The lockdown cost casual workers as well as regular and salaried employees an estimated Rs 33,800 crore (in 2017-18 prices) in monthly wages, found an analysis by the Indira Gandhi Institute of Development Research. Casual workers lost 23.4%, and regular and salaried waged employees 16.8%, in total wage earnings.
The Centre had announced in 2019 that the national minimum wage (which no state government can further reduce) would be set at Rs 178 under the Act, which was only Rs 2 more than the amount declared in 2017, even though an expert committee had earlier recommended fixing the national minimum wages at Rs 375 per day irrespective of sector, skill, occupation and rural/urban location. “The wage rules do not outline the exact criteria and methods for fixation of floor wage rates by the Central government, except for stating some broad components such as food, clothing, housing and any other factors,” said an ILO discussion paper.
“The problem lies in implementation,” said Kapoor, “The code on wages extends minimum wages to the unorganised sector but how are we going to ensure it is enforced?” Also, India does not have a single minimum wage; every state has multiple minimum wages across sectors and skill levels. The Centre decides on minimum wages of certain jobs including the railways, mines and ports, while states decide wages for sectors under their purview. Minimum wages thus fixed vary widely from state to state–the minimum wage for unskilled workers in Andhra Pradesh was Rs 69.3 per day while that in Haryana and Punjab was more than Rs 300 per day, according to a government response in parliament in December 2018.
Expand the rural jobs programme
Over 9.7 million households that needed work under the rural jobs programme, Mahatma Gandhi National Rural Employment Guarantee Scheme (MGNREGS), were unable to do so at some point in the year, noted a recent report by Peoples’ Action for Employment Guarantee, an advocacy group.
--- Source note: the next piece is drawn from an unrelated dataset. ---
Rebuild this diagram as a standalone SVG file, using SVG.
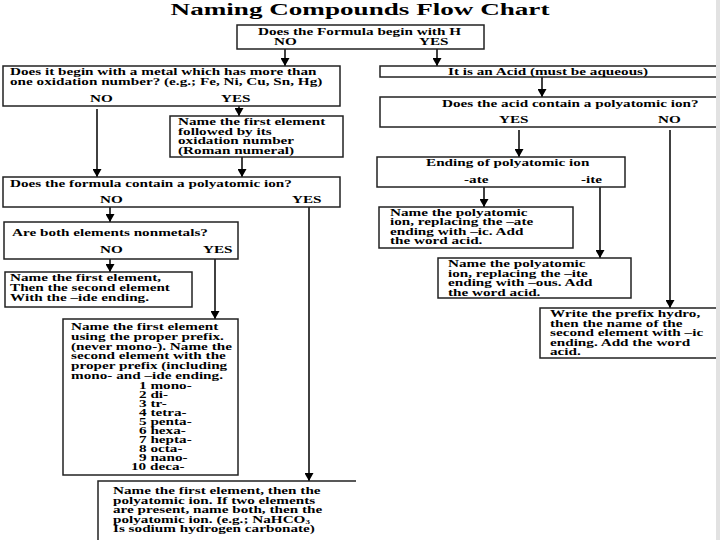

One in four households in Jharkhand and Uttar Pradesh faced this problem.
MGNREGS is an economic lifeline for the rural poor, and has been especially vital in this pandemic year–it employed 67.1 million households in 2020 (as of December 23) compared to 54.8 million last year, but not only did it fail to meet demand, its chronic problems such as delayed payments and inadequate days of work persisted.
“There is a need for an expansion of work [under MGNREGA], number of days [of work provided], and increase in wages,” said Kapoor, noting that MGNREGS and the public distribution system of foodgrain for the poor have been indispensable safety nets during the pandemic.
It is important to raise programme wages to equal state agriculture minimum wages, remove payment delays and meet demand fully, added Basole of Azim Premji University. Although each household is entitled to 100 days of work, on average, a household has worked 42.6 days in 2020-21 compared to 48.4 last year, as per the government’s data accessed on December 23.
As voices arguing for an urban version of MGNREGS to ensure job security for the urban poor grew more forceful this year, states including Odisha, Himachal Pradesh, Jharkhand and Kerala launched urban jobs programmes. “A centrally-funded programme that covers the wages of different kinds of workers would allow the Urban Local Bodies (ULB) to fulfil tasks they are mandated to perform but are failing to, because of a shortage of financial and human capacity,” recommended 2019 State of Working Report
While agreeing to a need for an urban employment programme, Mehrotra added that the government needs to borrow more considering India would not reach 2019-20 per capita income levels until 2022-23.
Clear focus on and better policies for labour-intensive sectors are a must to achieve a “job-rich recovery”, suggested Kapoor. “The narrative of jobless growth has existed for a very long time in India and that tells us that growth alone is not enough to create jobs.”